Dutch Rapporteur: ‘The archetypal child molester does not exist’
In her report ‘Child sexual abuse on trial’, the National Rapporteur on Trafficking in Human Beings and Sexual Violence against Children presents a detailed impression of cases of child sexual abuse that are heard by Dutch courts. Today the Dutch National Rapporteur will present her report to Special Representative of the Secretary-General on Violence against Children Marta Santos Pais in New York.
Sexual abuse of children is present in multiple differing forms, so it is impossible to sketch a profile of the typical child molester. Clearly, however, the popular image of a child molester is not supported by the facts. Contrary to the stereotype of the offender as a stranger, the perpetrators of hands-on sexual abuse of children are usually known to the victim: a family member, friend or acquaintance. Furthermore, it is not only adults that commit the abuse: one in six offenders is a minor. The assumption impression that perpetrators often abuse many victims also needs to be rectified: most offenders are convicted of abusing a single child.
National Rapporteur Corinne Dettmeijer: ‘It is one of the greatest fears of parents that their child will one day be the victim of sexual abuse. Many parents warn their children about child molesters and are on their guard with respect to contact between their child and the man at the day-care centre or the swimming pool, for example. To focus so much on strangers and men who work with children is to overlook a great many victims and offenders.’ The study shows that only a small proportion of victims (7%) are abused by a total stranger. In the vast majority of cases, the perpetrator is a member of the victim’s own family or circle of friends and acquaintances. Abuse by a person who works with children, such as a teacher, a sports coach or a babysitter certainly occurs, but only in a minority of cases (10%). The abuse is most often committed by a person who is very close to the victim. In no fewer than 36% of cases, for example, the perpetrator is a member of the child’s family.
The nature of the abuse
This first part of the study focuses on the nature of the abuse and the characteristics of the perpetrators and victims in the cases that were analysed. Almost nine out of ten of the convictions involved serious sexual abuse, including touching of the genitals and penetration. In most cases, the abuse did not occur just once: in more than three-quarters of the cases the abuse had continued for more than one day, over periods ranging from a few days to twelve years. More than one in ten victims suffered the abuse for a period of four years or longer.
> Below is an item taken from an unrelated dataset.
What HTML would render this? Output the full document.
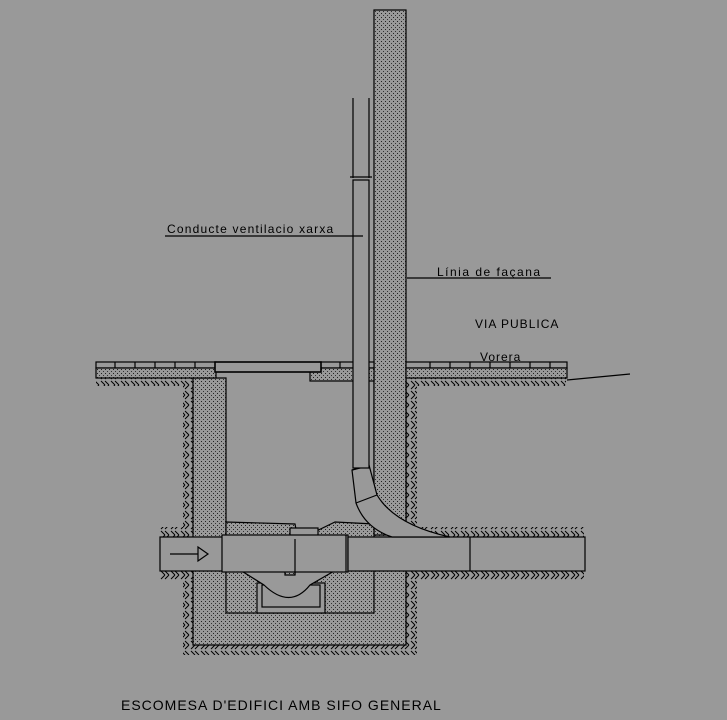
<!DOCTYPE html>
<html><head><meta charset="utf-8"><style>
html,body{margin:0;padding:0;background:#999}
svg{display:block}
text{font-family:"Liberation Sans",sans-serif;fill:#000}
</style></head><body>
<svg width="727" height="720" viewBox="0 0 727 720" xmlns="http://www.w3.org/2000/svg">
<defs>
<pattern id="dots" width="4" height="4" patternUnits="userSpaceOnUse"><rect width="4" height="4" fill="#999"/><rect x="1" y="1" width="1" height="1" fill="#222"/><rect x="3" y="3" width="1" height="1" fill="#333"/></pattern>
<pattern id="hatch" width="10" height="10" patternUnits="userSpaceOnUse"><rect width="10" height="10" fill="#999"/><path d="M1 9L5 5M5 9L9 5M1 1L5 5M5 1L9 5" stroke="#000" stroke-width="1"/></pattern>
</defs>
<rect width="727" height="720" fill="#999"/>
<g stroke="#000" stroke-width="1.2">
<rect x="183" y="380" width="10" height="275" fill="url(#hatch)" stroke="none"/>
<rect x="406" y="380" width="11" height="147" fill="url(#hatch)" stroke="none"/>
<rect x="406" y="571" width="11" height="84" fill="url(#hatch)" stroke="none"/>
<rect x="183" y="645" width="234" height="10" fill="url(#hatch)" stroke="none"/>
<rect x="160" y="527" width="33" height="10" fill="url(#hatch)" stroke="none"/>
<rect x="160" y="571" width="33" height="9" fill="url(#hatch)" stroke="none"/>
<rect x="406" y="527" width="178" height="10" fill="url(#hatch)" stroke="none"/>
<rect x="406" y="571" width="178" height="9" fill="url(#hatch)" stroke="none"/>
<rect x="96" y="378" width="120" height="8" fill="url(#hatch)" stroke="none"/>
<rect x="406" y="378" width="160" height="8" fill="url(#hatch)" stroke="none"/>
<path d="M193 378H226V570H374V378H406V645H193Z" fill="url(#dots)"/>
<rect x="374" y="10" width="32" height="525" fill="url(#dots)"/>
<rect x="96" y="362" width="120" height="6" fill="#999"/>
<rect x="96" y="368" width="120" height="10" fill="url(#dots)"/>
<rect x="406" y="362" width="161" height="6" fill="#999"/>
<rect x="406" y="368" width="161" height="10" fill="url(#dots)"/>
<rect x="320" y="362" width="54" height="6" fill="#999"/>
<rect x="310" y="368" width="64" height="13" fill="url(#dots)"/>
<rect x="215" y="362" width="106" height="10" fill="#999" stroke-width="1.6"/>
<path d="M115 362v6M135 362v6M155 362v6M175 362v6M195 362v6M340 362v6M430 362v6M450 362v6M470 362v6M490 362v6M510 362v6M530 362v6M550 362v6" />
<path d="M567 380L630 374"/>
<rect x="226" y="570" width="148" height="43" fill="url(#dots)"/>
<rect x="257" y="583" width="68" height="30" fill="#999"/>
<rect x="262" y="585" width="58" height="22" fill="none"/>
<path d="M240 570L264 585Q290 610 310 585L336 570" fill="#999"/>
<path d="M226 522L295 524L298 540L335 522L374 524V539H226Z" fill="url(#dots)"/>
<path d="M262 539Q285 540 285 575H295V539Z" fill="url(#dots)"/>
<rect x="290" y="528" width="28" height="9" fill="#999"/>
<rect x="160" y="537" width="66" height="34" fill="#999"/>
<rect x="222" y="535" width="126" height="37" fill="#999"/>
<path d="M170 554H198M198 547L208 554L198 561Z" fill="#999"/>
<path d="M295 539V575" fill="none"/>
<!-- horizontal pipe right -->
<rect x="348" y="537" width="237" height="34" fill="#999"/>
<path d="M346 535V572" />
<!-- bend -->
<path d="M352 470L356 503Q365 528 392 537L450 537Q395 525 377 495L369 465Z" fill="#999"/>
<path d="M352 470L368 466M356 503L377 495" />
<path d="M470 537V571"/>
<rect x="353" y="180" width="16" height="288" fill="#999"/>
<path d="M353 98V178M369 98V178M350 177H372"/>
<path d="M165 236H363M407 278H551"/>
</g>
<rect x="349" y="538" width="100" height="32" fill="#999"/>
<text x="167" y="233" font-size="12" letter-spacing="1.2">Conducte ventilacio xarxa</text>
<text x="437" y="276" font-size="12" letter-spacing="1.5">Línia de façana</text>
<text x="475" y="328" font-size="12" letter-spacing="1">VIA PUBLICA</text>
<text x="480" y="361" font-size="12" letter-spacing="1">Vorera</text>
<text x="121" y="710" font-size="14" letter-spacing="1">ESCOMESA D'EDIFICI AMB SIFO GENERAL</text>
</svg>
</body></html>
Most perpetrators abuse a single victim
The National Rapporteur refutes the stereotypical impression that perpetrators have more than one victim: 78% of the perpetrators were convicted of sexual abuse of a single victim. The offenders varied greatly in age, from minors to the very elderly. One in six offenders was a minor at the time he or she committed the offence. There were practically no female perpetrators in the study. In 97% of the cases studied, the convicted offenders were men.
Victims are usually girls
The study also provides insight into the victims of child sexual abuse. In most cases (85%), the victim was a girl. The average age of the victims when the abuse began was 10.4 years. Scarcely any of the victims in the judgments that were studied were below the age of four.
Research and follow-up
The study was based on a sample taken from almost 600 judgments in 2012 and 2013 in which an offender was convicted of hands-on abuse of a child. The sample comprised 182 perpetrators. The charges in the cases were brought under the following articles of the Dutch Criminal Code:
- Article 244 DCC (sexual penetration of a child under the age of twelve);
- Article 245 DCC (sexual penetration of a child between the ages of twelve and sixteen);
- Article 247 (indecent acts with a child under the age of 16)
- Article 249(1) (indecent acts with a minor entrusted to the offender's care).
Part 2 of the study, in which the National Rapporteur will analyse the sentences imposed by the courts and the reasons they gave for those sentences, is scheduled for publication in the second half of 2016.